- **Given data**:
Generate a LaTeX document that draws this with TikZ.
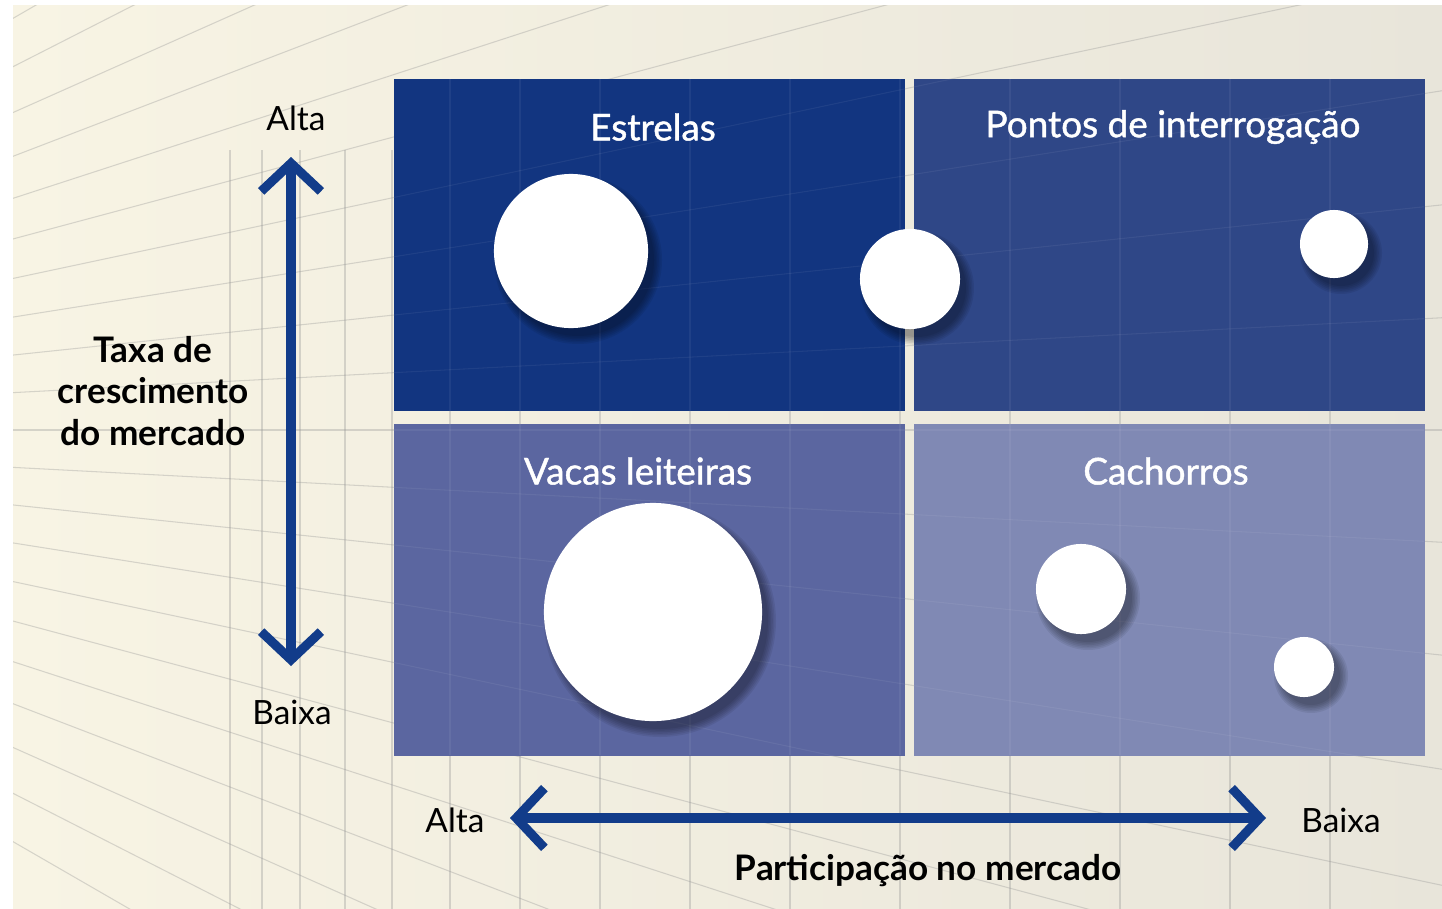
\documentclass[tikz,border=0pt]{standalone}
\usepackage{fontspec}
\setmainfont{Lato}
\newfontfamily\labelfont{Lato}[UprightFeatures={FakeBold=1.2}]
\usetikzlibrary{arrows.meta}
\definecolor{creamlight}{RGB}{248,244,228}
\definecolor{creamdark}{RGB}{232,229,218}
\definecolor{gridgray}{RGB}{150,150,150}
\definecolor{stars}{RGB}{18,53,128}
\definecolor{question}{RGB}{47,71,135}
\definecolor{cows}{RGB}{91,102,160}
\definecolor{dogs}{RGB}{128,137,180}
\definecolor{axisblue}{RGB}{18,60,138}

\begin{document}
\begin{tikzpicture}[x=0.01cm,y=-0.01cm,
  quad/.style={anchor=north west,inner sep=0pt,minimum width=5.11cm,minimum height=3.32cm},
  qlabel/.style={text=white,font=\labelfont\fontsize{10.5}{12}\selectfont},
  axlabel/.style={font=\fontsize{9.5}{11}\selectfont},
  axtitle/.style={font=\bfseries\fontsize{10}{11.7}\selectfont,align=center},
  axis/.style={draw=axisblue,line width=2.6pt,
    {Straight Barb[length=8pt,width=17pt]}-{Straight Barb[length=8pt,width=17pt]}},
  gridline/.style={draw=gridgray,line width=0.3pt,opacity=0.35},
  ball/.style={circle,fill=white,inner sep=0pt}]
\useasboundingbox (0,0) rectangle (1442,909);
\fill[white] (0,0) rectangle (1442,909);
\shade[left color=creamlight,right color=creamdark] (13,5) rectangle (1442,909);

% background room lines
\begin{scope}
\clip (13,5) rectangle (1442,909);
\coordinate (vp) at (-700,430);
\foreach \a in {-30,-27,...,30}
  \draw[gridline] (vp) -- ++(\a:2600);
\foreach \x in {230,262,300,345,392,450,520,600,690,790,900,1010,1120,1230,1330}
  \draw[gridline] (\x,150) -- (\x,909);
\end{scope}

% quadrants
\node[quad,fill=stars] (qstars) at (393,78) {};
\node[quad,fill=question] (qquestion) at (913,78) {};
\node[quad,fill=cows] (qcows) at (393,423) {};
\node[quad,fill=dogs] (qdogs) at (913,423) {};

\begin{scope}
\clip (393,78) rectangle (1424,755);
\foreach \x in {450,520,600,690,790,900,1010,1120,1230,1330}
  \draw[draw=white,line width=0.3pt,opacity=0.06] (\x,78) -- (\x,755);
\foreach \a in {-12,-9,...,12}
  \draw[draw=white,line width=0.3pt,opacity=0.06] (vp) -- ++(\a:2600);
\end{scope}

\node[qlabel] (lstars) at (653,127) {Estrelas};
\node[qlabel] (lquestion) at (1173,127) {Pontos de interrogação};
\node[qlabel] (lcows) at (638,471) {Vacas leiteiras};
\node[qlabel] (ldogs) at (1166,471) {Cachorros};

% products
\foreach \cx/\cy/\r/\n in {571/251/77/pstar, 910/279/50/pmid, 1334/244/34/pquest,
    653/612/109/pcow, 1081/589/45/pdogA, 1304/667/30/pdogB} {
  \foreach \k in {0,...,5}
    \fill[black,opacity=0.07] (\cx+7,\cy+9) circle[radius=\r+7-\k*1.6];
  \node[ball,minimum size={0.02cm*\r}] (\n) at (\cx,\cy) {};
}

% axes
\node[axlabel] (vhigh) at (296,118) {Alta};
\node[axlabel] (vlow) at (292,712) {Baixa};
\node[axtitle] (vtitle) at (153,391) {Taxa de\\crescimento\\do mercado};
\coordinate (vtop) at (291,157);
\coordinate (vbot) at (291,666);
\draw[axis] (vtop) -- (vbot);

\node[axlabel] (hhigh) at (455,820) {Alta};
\node[axlabel] (hlow) at (1341,820) {Baixa};
\node[axtitle] (htitle) at (928,871) {Participação no mercado};
\coordinate (hleft) at (510,818);
\coordinate (hright) at (1266,818);
\draw[axis] (hleft) -- (hright);
\end{tikzpicture}
\end{document}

- **What this task involves**: With all pictures left out, please transcribe exactly the lines from the start of the material through the line with "(qdogs) at (913,423)".

- **Full output**:
Generate a LaTeX document that draws this with TikZ.
\documentclass[tikz,border=0pt]{standalone}
\usepackage{fontspec}
\setmainfont{Lato}
\newfontfamily\labelfont{Lato}[UprightFeatures={FakeBold=1.2}]
\usetikzlibrary{arrows.meta}
\definecolor{creamlight}{RGB}{248,244,228}
\definecolor{creamdark}{RGB}{232,229,218}
\definecolor{gridgray}{RGB}{150,150,150}
\definecolor{stars}{RGB}{18,53,128}
\definecolor{question}{RGB}{47,71,135}
\definecolor{cows}{RGB}{91,102,160}
\definecolor{dogs}{RGB}{128,137,180}
\definecolor{axisblue}{RGB}{18,60,138}

\begin{document}
\begin{tikzpicture}[x=0.01cm,y=-0.01cm,
  quad/.style={anchor=north west,inner sep=0pt,minimum width=5.11cm,minimum height=3.32cm},
  qlabel/.style={text=white,font=\labelfont\fontsize{10.5}{12}\selectfont},
  axlabel/.style={font=\fontsize{9.5}{11}\selectfont},
  axtitle/.style={font=\bfseries\fontsize{10}{11.7}\selectfont,align=center},
  axis/.style={draw=axisblue,line width=2.6pt,
    {Straight Barb[length=8pt,width=17pt]}-{Straight Barb[length=8pt,width=17pt]}},
  gridline/.style={draw=gridgray,line width=0.3pt,opacity=0.35},
  ball/.style={circle,fill=white,inner sep=0pt}]
\useasboundingbox (0,0) rectangle (1442,909);
\fill[white] (0,0) rectangle (1442,909);
\shade[left color=creamlight,right color=creamdark] (13,5) rectangle (1442,909);

% background room lines
\begin{scope}
\clip (13,5) rectangle (1442,909);
\coordinate (vp) at (-700,430);
\foreach \a in {-30,-27,...,30}
  \draw[gridline] (vp) -- ++(\a:2600);
\foreach \x in {230,262,300,345,392,450,520,600,690,790,900,1010,1120,1230,1330}
  \draw[gridline] (\x,150) -- (\x,909);
\end{scope}

% quadrants
\node[quad,fill=stars] (qstars) at (393,78) {};
\node[quad,fill=question] (qquestion) at (913,78) {};
\node[quad,fill=cows] (qcows) at (393,423) {};
\node[quad,fill=dogs] (qdogs) at (913,423) {};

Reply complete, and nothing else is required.